Michigan State May Finally Have An Answer Up Front

Michigan State has bolstered its offensive line with seasoned transfers, spotlighting Nick Sharpe's anticipated impact as he builds on past experience under familiar coaching.

Michigan State’s offseason overhaul up front has put a lot of pressure on its transfer additions to hit the ground running, and South Carolina import Nick Sharpe looks like one of the more important pieces in that group.

Sharpe lands at No. 19 on my top-30 list for the Spartans this fall, and the appeal is pretty straightforward: he has been around, he has played a lot, and he already knows what offensive line coach Nick Tabacca wants. That last part matters more than anything else. Sharpe is the only lineman on the roster with prior experience under Tabacca, having played for him at Wake Forest before later transferring to South Carolina.

This should be Sharpe’s only season at Michigan State, and it comes with the kind of résumé that stands out on a line still trying to settle in. He was a sixth-year senior in 2025, with his first four college seasons coming at Wake Forest before he moved on as a graduate transfer. He also overlapped with Spartans safeties coach James Adams at Wake Forest during the 2022 and 2023 seasons.

The most useful recent tape on Sharpe came last year at Wake Forest, where he started 10 games and played in all 12 contests. Before that, he logged five starts in eight appearances at South Carolina in 2025, playing 392 offensive snaps. PFF credited him with three sacks and eight pressures allowed on 237 pass-blocking snaps, and his 65.9 overall grade ranked 15th among SEC guards.

What changes now is the side of the line. At Wake Forest, Sharpe was a right guard - the only spot he had played before last year at South Carolina.

At Michigan State, though, everything points to him working on the left side. He was there in the spring, and the Spartans have other options at right guard in Luka Vincic, Rakeem Johnson, and possibly Conner Moore.

That left guard role is especially important because it’s essentially the job Gavin Broscious held last season. Broscious transferred to Iowa State in the offseason after playing every offensive snap at left guard in 2025.

He technically started four games, but Michigan State’s constant line rotation under Jim Michalczik made the label less meaningful than the actual snap count. Broscious still played at least 30 snaps in nine games and appeared in all 12.

The Spartans are hoping for a different kind of setup now. Tabacca likely won’t rotate bodies quite as heavily, and that should help limit the constant shuffling that can wreck chemistry along the line. Interior linemen do not always need to come off the field, either; Sharpe played all 61 offensive snaps in South Carolina’s rivalry game against Clemson last season.

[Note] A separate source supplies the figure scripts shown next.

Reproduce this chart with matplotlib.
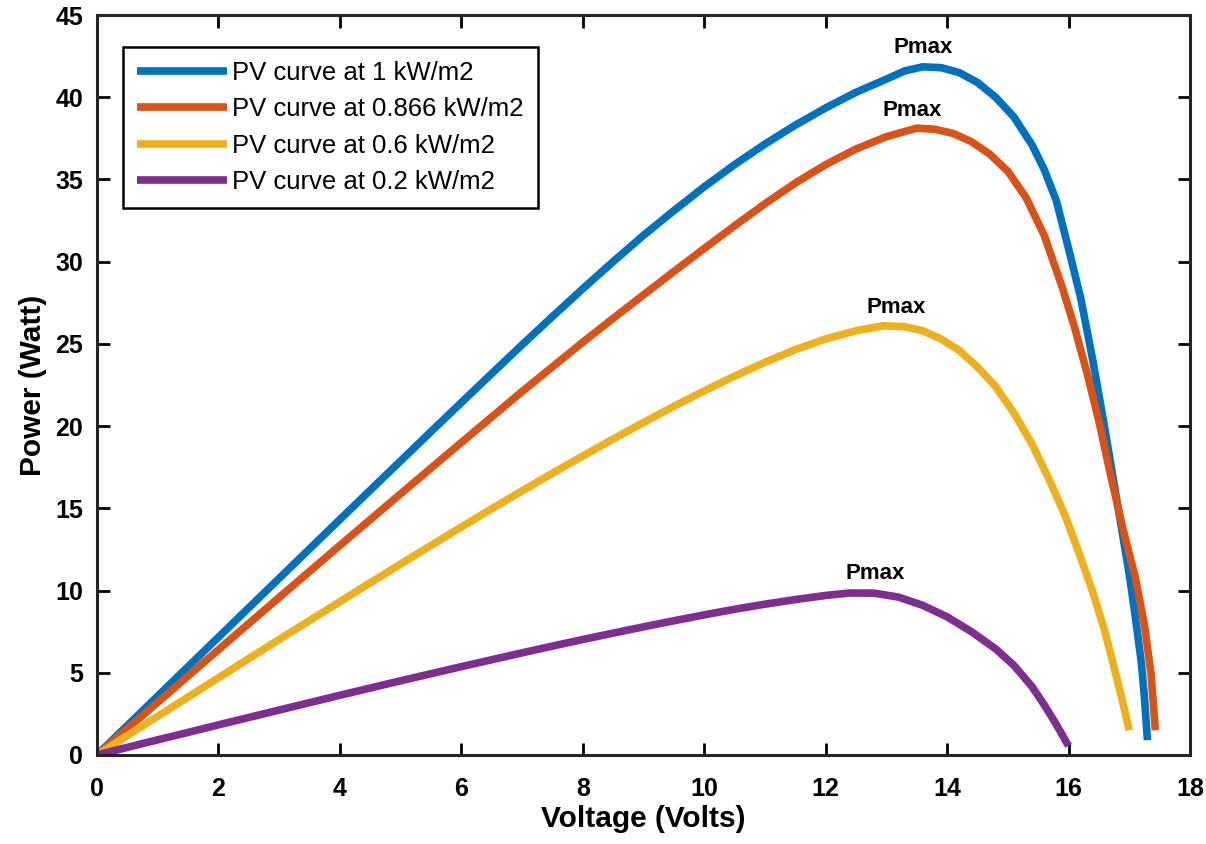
import matplotlib
matplotlib.use("Agg")
import matplotlib.pyplot as plt

# ---- data ----
labels = ["PV curve at 1 kW/m2", "PV curve at 0.866 kW/m2",
          "PV curve at 0.6 kW/m2", "PV curve at 0.2 kW/m2"]

v_1000 = [0, 0.5, 1, 1.5, 2, 2.5, 3, 3.5, 4, 4.5, 5, 5.5, 6, 6.5, 7, 7.5, 8, 8.5,
          9, 9.5, 10, 10.5, 11, 11.5, 12, 12.5, 13, 13.3, 13.6, 13.9, 14.2, 14.5,
          14.8, 15.1, 15.4, 15.6, 15.8, 16.0, 16.2, 16.4, 16.6, 16.8, 16.9, 17.0,
          17.1, 17.2, 17.25, 17.3]
p_1000 = [0, 1.79, 3.58, 5.37, 7.16, 8.95, 10.74, 12.53, 14.32, 16.1, 17.88,
          19.66, 21.43, 23.19, 24.94, 26.66, 28.35, 30.0, 31.6, 33.1, 34.55,
          35.9, 37.15, 38.3, 39.35, 40.3, 41.1, 41.6, 41.85, 41.8, 41.5, 40.9,
          40.0, 38.8, 37.1, 35.6, 33.7, 30.8, 27.8, 24.0, 19.8, 15.4, 13.2, 11.0,
          8.4, 5.6, 3.5, 0.9]

v_866 = [0, 0.5, 1, 1.5, 2, 2.5, 3, 3.5, 4, 4.5, 5, 5.5, 6, 6.5, 7, 7.5, 8, 8.5,
         9, 9.5, 10, 10.5, 11, 11.5, 12, 12.5, 13, 13.5, 13.8, 14.1, 14.4, 14.7,
         15.0, 15.3, 15.6, 15.9, 16.1, 16.3, 16.5, 16.7, 16.9, 17.1, 17.25,
         17.36, 17.43]
p_866 = [0, 1.6, 3.2, 4.8, 6.4, 7.99, 9.58, 11.16, 12.74, 14.31, 15.88, 17.44,
         19.0, 20.55, 22.1, 23.6, 25.1, 26.55, 27.98, 29.4, 30.8, 32.18, 33.52,
         34.78, 35.9, 36.85, 37.6, 38.12, 38.05, 37.8, 37.3, 36.55, 35.5, 33.9,
         31.6, 28.4, 26.0, 23.3, 20.3, 16.9, 13.7, 10.8, 7.9, 4.9, 1.5]

v_600 = [0, 0.5, 1, 1.5, 2, 2.5, 3, 3.5, 4, 4.5, 5, 5.5, 6, 6.5, 7, 7.5, 8, 8.5,
         9, 9.5, 10, 10.5, 11, 11.5, 12, 12.5, 12.95, 13.3, 13.6, 13.9, 14.2,
         14.5, 14.8, 15.1, 15.4, 15.7, 15.95, 16.2, 16.4, 16.6, 16.8, 16.9, 17.0]
p_600 = [0, 1.18, 2.35, 3.52, 4.69, 5.86, 7.02, 8.17, 9.32, 10.47, 11.61, 12.74,
         13.86, 14.97, 16.06, 17.13, 18.18, 19.21, 20.22, 21.2, 22.14, 23.04,
         23.88, 24.65, 25.3, 25.8, 26.1, 26.05, 25.8, 25.3, 24.6, 23.6, 22.4,
         20.8, 18.9, 16.6, 14.5, 12.0, 9.9, 7.5, 4.6, 3.1, 1.5]

v_200 = [0, 0.5, 1, 1.5, 2, 2.5, 3, 3.5, 4, 4.5, 5, 5.5, 6, 6.5, 7, 7.5, 8, 8.5,
         9, 9.5, 10, 10.5, 11, 11.5, 12, 12.4, 12.8, 13.2, 13.6, 14.0, 14.4,
         14.8, 15.1, 15.4, 15.6, 15.8, 16.0]
p_200 = [0, 0.46, 0.92, 1.37, 1.83, 2.28, 2.73, 3.18, 3.63, 4.07, 4.51, 4.94,
         5.37, 5.79, 6.21, 6.62, 7.02, 7.41, 7.79, 8.16, 8.52, 8.86, 9.17, 9.45,
         9.7, 9.85, 9.84, 9.6, 9.1, 8.4, 7.5, 6.45, 5.45, 4.15, 3.05, 1.85, 0.55]

pmax_label = "Pmax"
xticks = [0, 2, 4, 6, 8, 10, 12, 14, 16, 18]
yticks = [0, 5, 10, 15, 20, 25, 30, 35, 40, 45]

# ---- styling ----
colors = ["#0072BD", "#D95319", "#EDB120", "#7E2F8E"]
pmax_offsets = [(0, 14), (-3, 13), (9, 13), (18, 14)]   # points

plt.rcParams["font.family"] = ["Liberation Sans", "DejaVu Sans"]

fig = plt.figure(figsize=(12.06, 8.44), dpi=100)
ax = fig.add_axes([0.0804, 0.1055, 0.9063, 0.8767])

series = [(v_1000, p_1000), (v_866, p_866), (v_600, p_600), (v_200, p_200)]
for (v, p), c, lab, off in zip(series, colors, labels, pmax_offsets):
    ax.plot(v, p, color=c, lw=5.5, label=lab, solid_capstyle="butt",
            solid_joinstyle="round")
    i = p.index(max(p))
    ax.annotate(pmax_label, xy=(v[i], p[i]), xytext=off,
                textcoords="offset points", ha="center", va="center",
                fontsize=16, fontweight="bold", color="black")

ax.set_xlim(0, 18)
ax.set_ylim(0, 45)
ax.set_xticks(xticks)
ax.set_yticks(yticks)
ax.tick_params(direction="in", length=9, width=2, top=True, right=True,
               labelsize=18)
ax.tick_params(axis="x", pad=16)
ax.tick_params(axis="y", pad=10)
for lbl in ax.get_xticklabels() + ax.get_yticklabels():
    lbl.set_fontweight("bold")
for s in ax.spines.values():
    s.set_linewidth(2.2)
    s.set_color("#262626")

ax.set_xlabel("Voltage (Volts)", fontsize=21.5, fontweight="bold", labelpad=3)
ax.set_ylabel("Power (Watt)", fontsize=21.5, fontweight="bold", labelpad=6)

leg = ax.legend(loc="upper left", bbox_to_anchor=(0.0238, 0.9568),
                borderaxespad=0, fontsize=18.5, handlelength=3.5,
                handletextpad=0.2, labelspacing=0.48, borderpad=0.55,
                fancybox=False, framealpha=1, edgecolor="black")
leg.get_frame().set_linewidth(1.8)

fig.savefig("out.png", dpi=100)
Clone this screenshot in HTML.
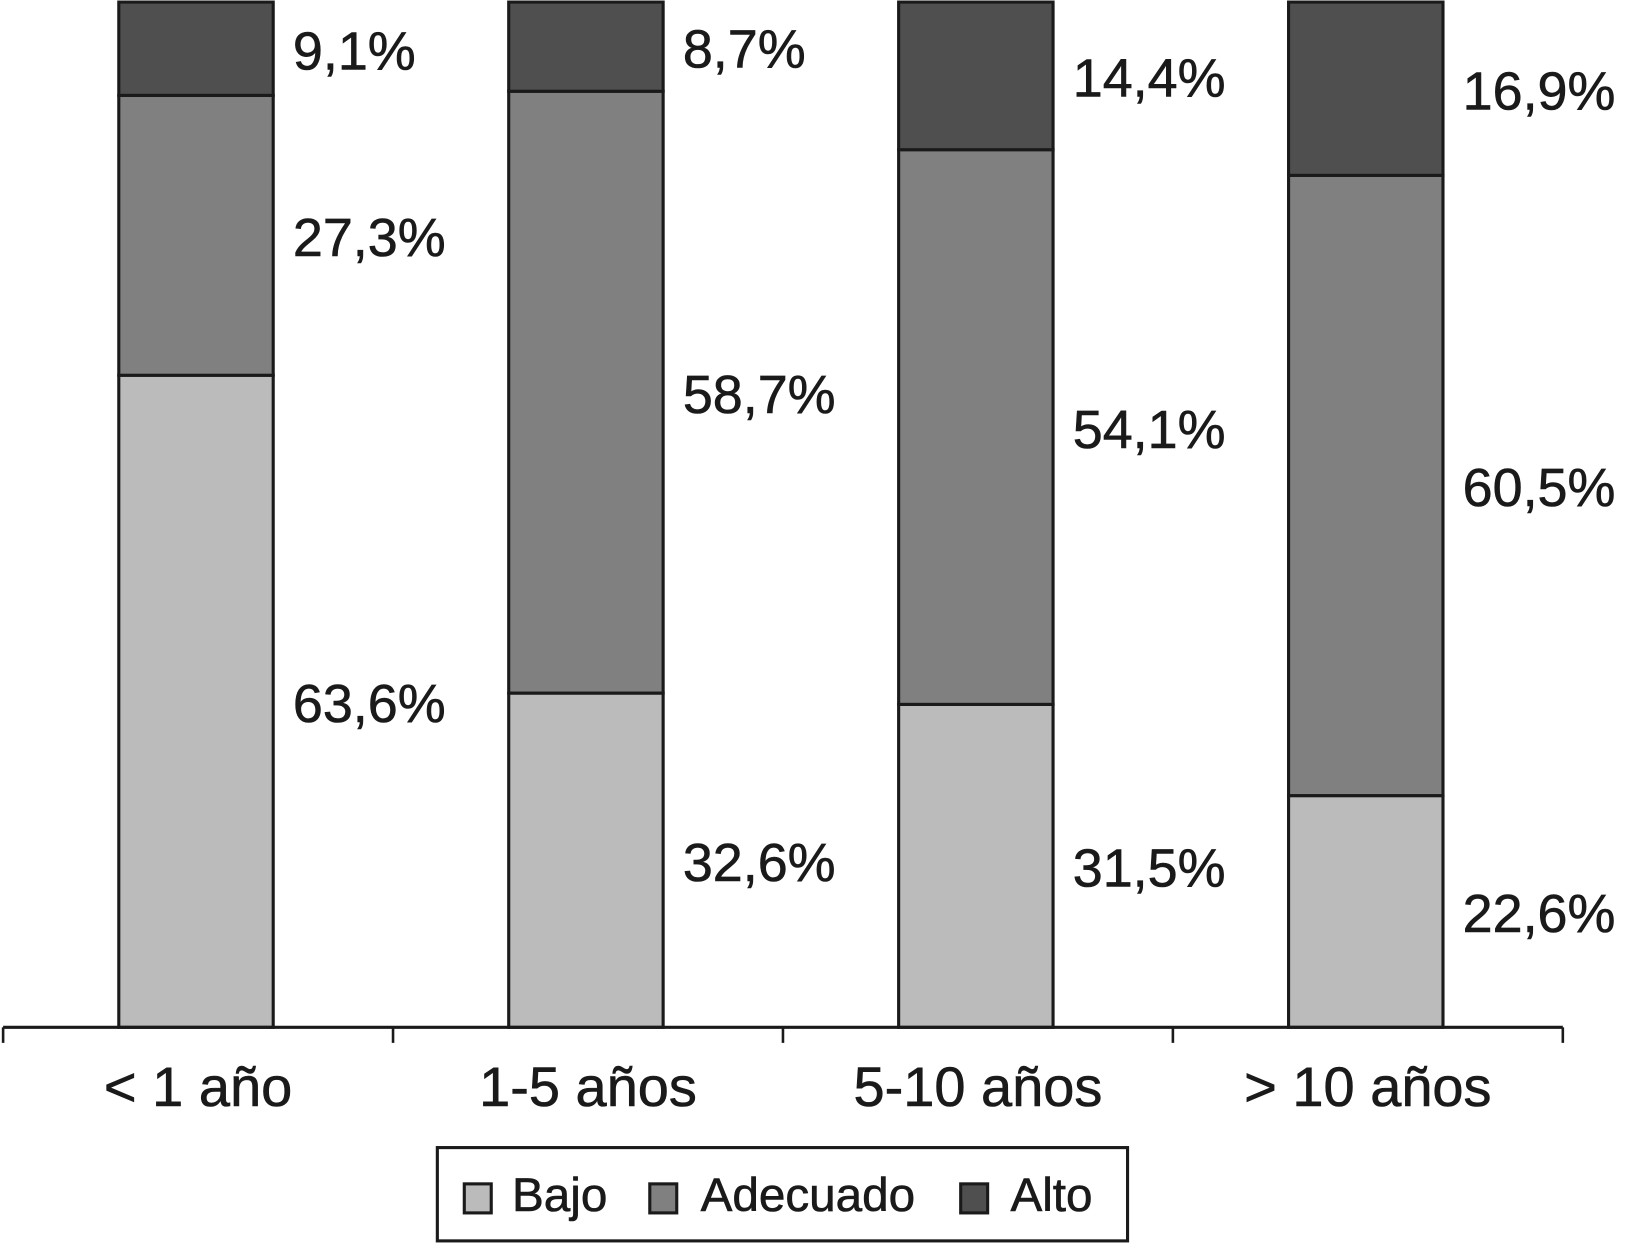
<!DOCTYPE html>
<html><head><meta charset="utf-8"><style>
html,body{margin:0;padding:0;background:#fff;}
svg{display:block;}
text{font-family:"Liberation Sans",Arial,sans-serif;fill:#1a1a1a;stroke:#1a1a1a;stroke-width:0.6;}
</style></head><body>
<svg id="chart" width="1625" height="1244" viewBox="0 0 1568 1200" preserveAspectRatio="none" xmlns="http://www.w3.org/2000/svg">
<g id="bars"></g>
<g id="axis"></g>
<g>
<rect x="422" y="1107" width="666" height="90" fill="#fff" stroke="#1a1a1a" stroke-width="3"/>
<rect x="448" y="1142" width="26" height="28" fill="#bbbbbb" stroke="#1a1a1a" stroke-width="3"/>
<text x="494" y="1168" font-size="46">Bajo</text>
<rect x="627" y="1142" width="26" height="28" fill="#808080" stroke="#1a1a1a" stroke-width="3"/>
<text x="676" y="1168" font-size="46">Adecuado</text>
<rect x="927" y="1142" width="26" height="28" fill="#4f4f4f" stroke="#1a1a1a" stroke-width="3"/>
<text x="975" y="1168" font-size="46">Alto</text>
</g>
</svg>
<script>
const categories = ["< 1 año", "1-5 años", "5-10 años", "> 10 años"];
const bajo = [63.6, 32.6, 31.5, 22.6];
const adecuado = [27.3, 58.7, 54.1, 60.5];
const alto = [9.1, 8.7, 14.4, 16.9];
const seriesNames = ["bajo", "adecuado", "alto"];

const NS = "http://www.w3.org/2000/svg";
const baseY = 991, fullH = 989;
const axisL = 3, axisR = 1508;
const slot = (axisR - axisL) / categories.length;
const barW = 149;
function y(v){ return baseY - v / 100 * fullH; }
function xc(i){ return axisL + slot * (i + 0.5); }
const colors = ["#bbbbbb", "#808080", "#4f4f4f"];
const series = [bajo, adecuado, alto];
const barsG = document.getElementById("bars");
const axisG = document.getElementById("axis");

categories.forEach((c, i) => {
  let cum = 0;
  const x0 = xc(i) - barW / 2 - 2;
  series.forEach((s, k) => {
    const v = s[i];
    const top = y(cum + v), bot = y(cum);
    const r = document.createElementNS(NS, "rect");
    r.setAttribute("x", x0); r.setAttribute("y", top);
    r.setAttribute("width", barW); r.setAttribute("height", bot - top);
    r.setAttribute("fill", colors[k]); r.setAttribute("stroke", "#1a1a1a"); r.setAttribute("stroke-width", "3");
    
    
    barsG.appendChild(r);
    const t = document.createElementNS(NS, "text");
    t.setAttribute("x", x0 + barW + 19);
    t.setAttribute("y", (top + bot) / 2 + 20);
    t.setAttribute("font-size", "52");
    t.textContent = v.toFixed(1).replace(".", ",") + "%";
    
    
    barsG.appendChild(t);
    cum += v;
  });
  const lab = document.createElementNS(NS, "text");
  lab.setAttribute("x", xc(i)); lab.setAttribute("y", 1067);
  lab.setAttribute("font-size", "54"); lab.setAttribute("text-anchor", "middle");
  lab.textContent = c;
  
  
  axisG.appendChild(lab);
});
const line = document.createElementNS(NS, "line");
line.setAttribute("x1", axisL); line.setAttribute("x2", axisR);
line.setAttribute("y1", baseY); line.setAttribute("y2", baseY);
line.setAttribute("stroke", "#1a1a1a"); line.setAttribute("stroke-width", "3");


axisG.appendChild(line);
for (let i = 0; i <= categories.length; i++) {
  const tk = document.createElementNS(NS, "line");
  const tx = axisL + slot * i;
  tk.setAttribute("x1", tx); tk.setAttribute("x2", tx);
  tk.setAttribute("y1", baseY); tk.setAttribute("y2", 1006);
  tk.setAttribute("stroke", "#1a1a1a"); tk.setAttribute("stroke-width", "2.5");
  
  
  axisG.appendChild(tk);
}
</script>
</body></html>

Michigan State’s line could also wind up looking very old by college football standards. If Vincic ends up starting at right guard, every starter up front would be either a fifth- or sixth-year senior.

That kind of experience brings expectations with it, especially for a program that wants better play in the trenches. Sharpe’s familiarity with Tabacca gives the Spartans a useful shortcut, and it also makes him a natural source for teammates who need help with terminology or just want a clearer read on what the coach is looking for.

There is leadership value there, too, even if captaincy is not necessarily in the cards. A sixth-year senior is supposed to bring some of that already, and Sharpe’s unique connection to Tabacca only increases his usefulness inside the room.

He also arrives with some real physical presence. Sharpe is listed at 6-foot-2 and 351 pounds, making him the heaviest player on the team.

He looked to use that size well during April’s spring game. By comparison, Broscious was listed at 308 pounds last season and was two inches taller than Sharpe.

Michigan State did not bring in many portal players with more proven experience than Sharpe. On3 ranked him 804th overall in the transfer portal this offseason and 71st among interior offensive linemen, which places him comfortably in the upper tier of MSU’s 32-man portal class.

He was a 3-star recruit in the class of 2021, ranked 1,581st overall on the 247Sports Composite, and his only listed Power Five offer online was Wake Forest. His other offers were Akron, Appalachian State, East Carolina, Charlotte, and Liberty.

That kind of background is a big part of why Sharpe stands out in this group. He has spent his entire career in Power Four or Power Five football, unlike some of the other linemen Michigan State leaned on last season.

Broscious had only 65 career offensive snaps before 2025, while Carter’s 16 career starts came at the FCS level with Western Carolina. Sharpe has already been through enough high-level football to give Michigan State something it did not consistently have last year, and he looks well positioned to help steady the offense.